» Data section
---*---

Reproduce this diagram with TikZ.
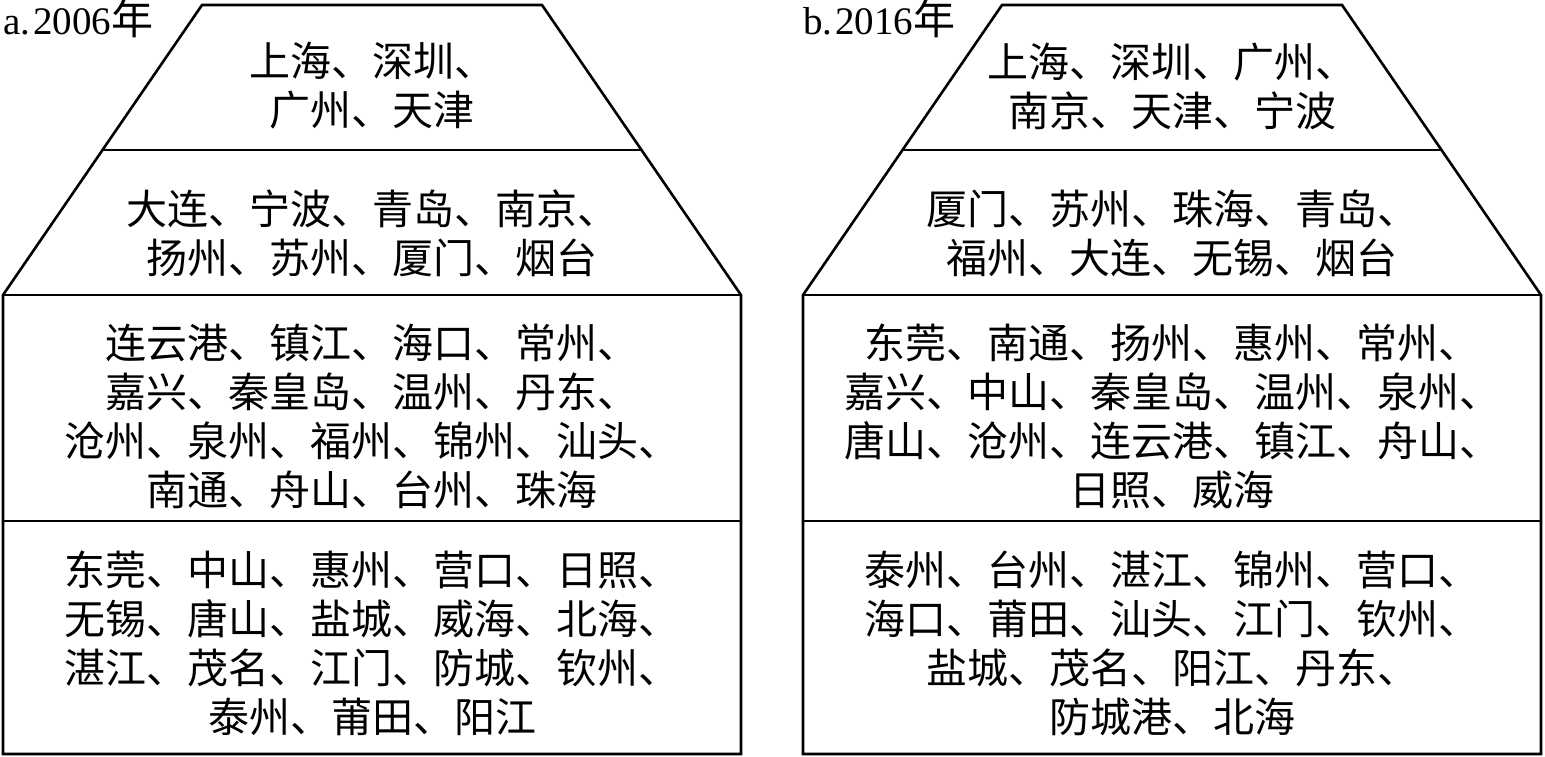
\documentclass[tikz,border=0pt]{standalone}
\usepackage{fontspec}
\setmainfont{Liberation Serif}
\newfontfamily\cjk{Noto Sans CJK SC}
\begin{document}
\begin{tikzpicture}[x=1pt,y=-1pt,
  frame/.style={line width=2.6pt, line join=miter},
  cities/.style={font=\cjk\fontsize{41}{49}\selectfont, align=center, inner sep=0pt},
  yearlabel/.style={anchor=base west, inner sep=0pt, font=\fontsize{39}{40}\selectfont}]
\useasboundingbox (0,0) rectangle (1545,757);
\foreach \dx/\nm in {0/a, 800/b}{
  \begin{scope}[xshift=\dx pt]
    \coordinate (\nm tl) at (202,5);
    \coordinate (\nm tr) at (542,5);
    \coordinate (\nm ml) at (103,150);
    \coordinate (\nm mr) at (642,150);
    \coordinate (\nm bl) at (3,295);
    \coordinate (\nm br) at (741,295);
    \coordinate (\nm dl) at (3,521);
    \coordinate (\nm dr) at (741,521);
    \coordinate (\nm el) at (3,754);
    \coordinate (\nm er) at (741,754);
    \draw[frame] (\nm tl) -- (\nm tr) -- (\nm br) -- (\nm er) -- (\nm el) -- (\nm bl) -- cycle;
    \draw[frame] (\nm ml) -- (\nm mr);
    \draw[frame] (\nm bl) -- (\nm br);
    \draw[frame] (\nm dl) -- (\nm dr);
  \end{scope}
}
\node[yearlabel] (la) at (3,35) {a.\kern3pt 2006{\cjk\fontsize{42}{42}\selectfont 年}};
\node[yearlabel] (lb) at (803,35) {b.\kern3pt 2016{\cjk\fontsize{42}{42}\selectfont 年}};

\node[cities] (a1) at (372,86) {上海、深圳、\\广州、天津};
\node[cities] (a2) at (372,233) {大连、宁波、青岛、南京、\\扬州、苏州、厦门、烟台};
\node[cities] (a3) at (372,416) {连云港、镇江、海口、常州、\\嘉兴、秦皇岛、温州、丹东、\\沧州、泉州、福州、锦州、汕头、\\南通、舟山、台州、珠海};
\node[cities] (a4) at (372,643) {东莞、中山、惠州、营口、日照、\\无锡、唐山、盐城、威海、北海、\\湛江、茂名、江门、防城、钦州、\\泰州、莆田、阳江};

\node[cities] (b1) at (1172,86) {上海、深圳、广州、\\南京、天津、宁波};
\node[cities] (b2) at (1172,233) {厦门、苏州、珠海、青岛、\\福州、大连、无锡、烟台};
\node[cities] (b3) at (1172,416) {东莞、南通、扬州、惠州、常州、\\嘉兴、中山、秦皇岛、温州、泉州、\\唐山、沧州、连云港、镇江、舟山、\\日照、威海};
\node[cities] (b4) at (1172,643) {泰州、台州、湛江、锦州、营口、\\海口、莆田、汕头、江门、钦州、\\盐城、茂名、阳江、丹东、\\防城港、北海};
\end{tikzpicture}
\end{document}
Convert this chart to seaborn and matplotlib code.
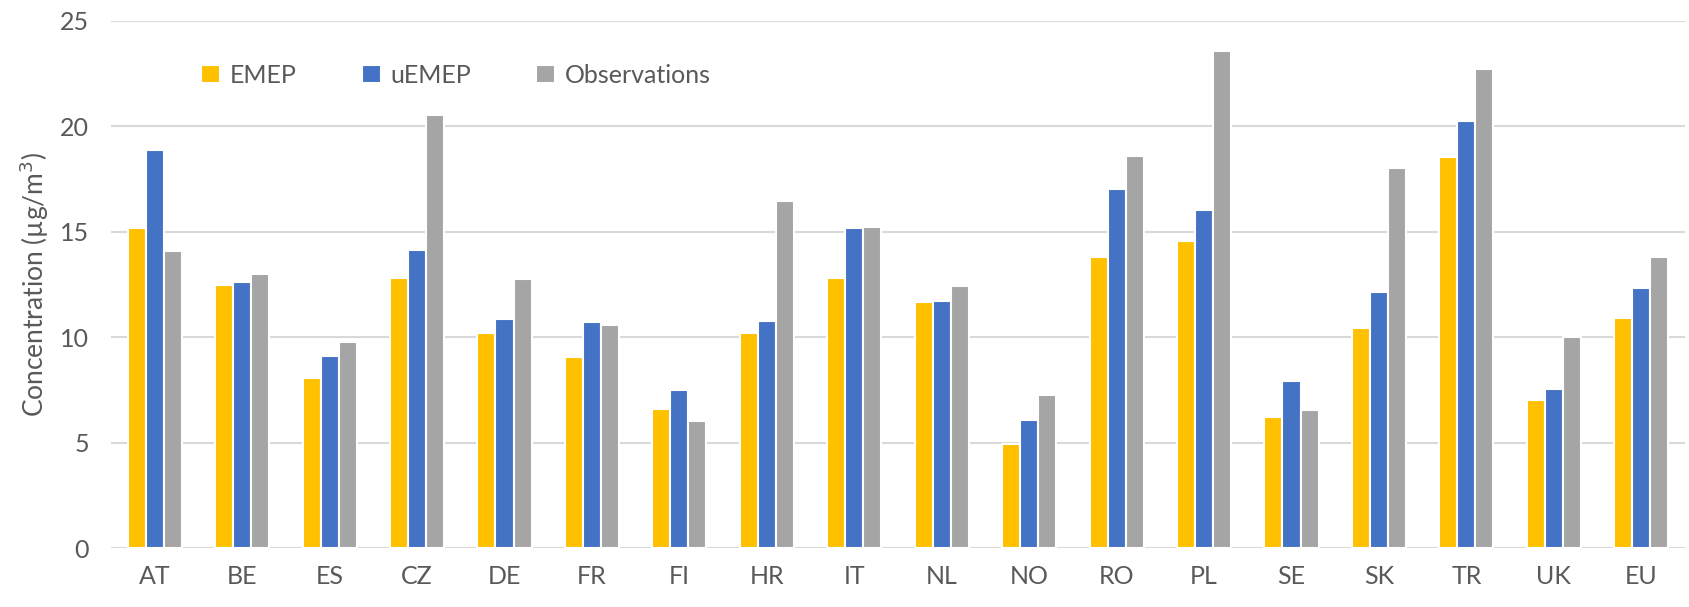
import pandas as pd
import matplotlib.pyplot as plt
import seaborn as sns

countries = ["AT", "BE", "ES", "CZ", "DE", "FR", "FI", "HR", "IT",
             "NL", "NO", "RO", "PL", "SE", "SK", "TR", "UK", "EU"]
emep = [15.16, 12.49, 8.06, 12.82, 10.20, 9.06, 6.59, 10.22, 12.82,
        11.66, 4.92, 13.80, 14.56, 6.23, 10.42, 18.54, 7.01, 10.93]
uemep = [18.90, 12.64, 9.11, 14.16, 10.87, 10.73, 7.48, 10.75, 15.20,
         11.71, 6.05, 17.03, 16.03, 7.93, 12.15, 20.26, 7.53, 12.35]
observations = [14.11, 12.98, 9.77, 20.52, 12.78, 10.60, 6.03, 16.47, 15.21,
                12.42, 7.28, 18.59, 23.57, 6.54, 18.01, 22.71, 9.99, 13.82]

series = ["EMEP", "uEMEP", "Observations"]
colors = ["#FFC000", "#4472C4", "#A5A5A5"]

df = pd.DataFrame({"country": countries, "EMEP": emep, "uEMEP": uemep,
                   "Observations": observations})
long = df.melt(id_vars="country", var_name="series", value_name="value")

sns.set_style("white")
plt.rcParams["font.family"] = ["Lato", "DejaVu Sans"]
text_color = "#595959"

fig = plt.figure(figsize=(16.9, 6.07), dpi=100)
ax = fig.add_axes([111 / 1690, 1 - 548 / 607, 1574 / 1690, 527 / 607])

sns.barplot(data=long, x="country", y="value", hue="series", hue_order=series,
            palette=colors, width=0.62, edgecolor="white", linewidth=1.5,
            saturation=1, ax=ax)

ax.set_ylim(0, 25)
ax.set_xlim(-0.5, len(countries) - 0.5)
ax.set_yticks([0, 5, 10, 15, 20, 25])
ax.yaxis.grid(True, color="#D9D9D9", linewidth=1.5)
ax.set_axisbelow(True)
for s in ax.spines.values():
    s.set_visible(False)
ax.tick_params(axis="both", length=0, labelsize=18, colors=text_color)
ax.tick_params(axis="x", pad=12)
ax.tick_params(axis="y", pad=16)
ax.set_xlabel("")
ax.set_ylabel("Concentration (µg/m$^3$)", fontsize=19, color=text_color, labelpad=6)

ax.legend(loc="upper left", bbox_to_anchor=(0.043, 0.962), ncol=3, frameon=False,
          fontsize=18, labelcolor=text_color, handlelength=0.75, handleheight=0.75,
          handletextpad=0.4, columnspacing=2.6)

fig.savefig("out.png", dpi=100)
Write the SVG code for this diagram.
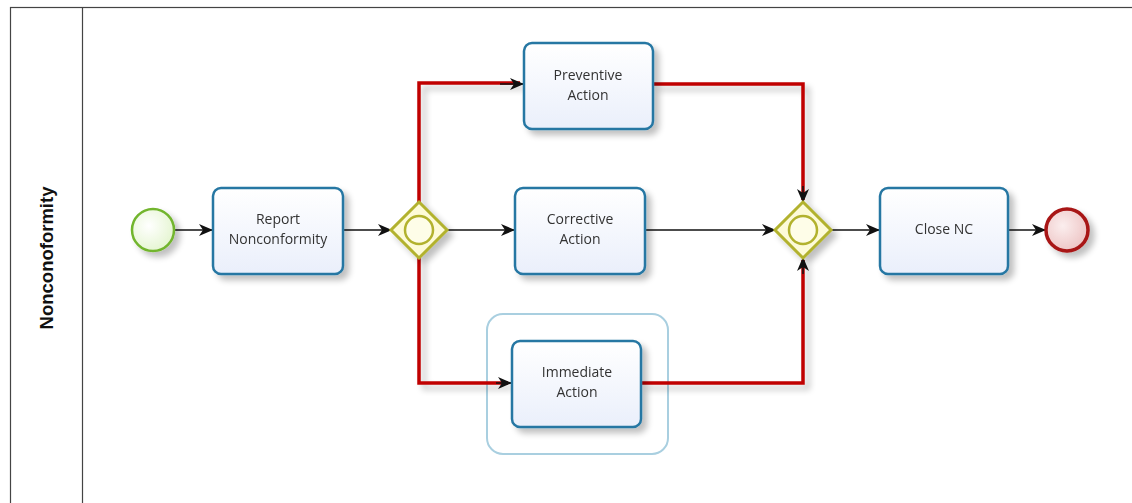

---*---

» The request
Restate word for word the lines that begin at the one with "Convert this chart" and end at the one with "import seaborn as sns", including both, and leave every picture aside.

» The solution
Convert this chart to seaborn and matplotlib code.
import pandas as pd
import matplotlib.pyplot as plt
import seaborn as sns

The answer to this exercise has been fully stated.